Use cases of MongoDB#
-
Content Management Systems: Flexible schema accommodates various content types and changing data structures. Efficiently stores and retrieves diverse and complex data sets.
-
Mobile Apps: Scales easily with user growth. Offers real-time data synchronization and integration capabilities.
-
Internet of Things (IoT): Handles high volumes of time-series data from sensors and devices. Supports geospatial queries and real-time analytics.
-
E-commerce Applications: Manages diverse and evolving product catalogs. Offers personalized customer experiences through robust data handling.
-
Gaming Industry: Provides high performance for real-time analytics.
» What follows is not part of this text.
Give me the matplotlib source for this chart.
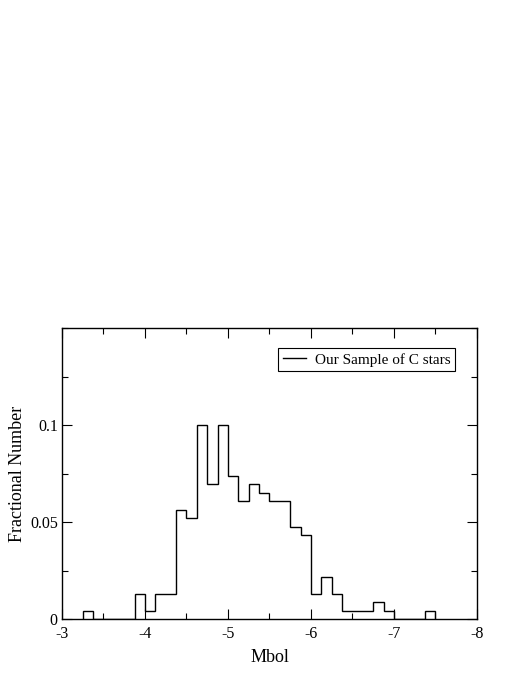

Scales dynamically to handle fluctuating user loads.
-
Real-Time Analytics: Facilitates real-time data processing and aggregation. Offers quick insights from live data.
-
Catalogs and Inventory Management: Easily manages complex and varied product data. Supports fast queries for efficient inventory tracking.
-
Log Data Storage and Analysis: Stores large volumes of log data for analysis. Offers time-to-live (TTL) indexes for expiring old logs.
-
Document and Asset Management: Ideal for storing, retrieving, and managing document-based information. Supports rich document structures and metadata.
-
Social Networks: Manages dynamic and large-scale user-generated data. Handles complex friend networks and social graph data efficiently.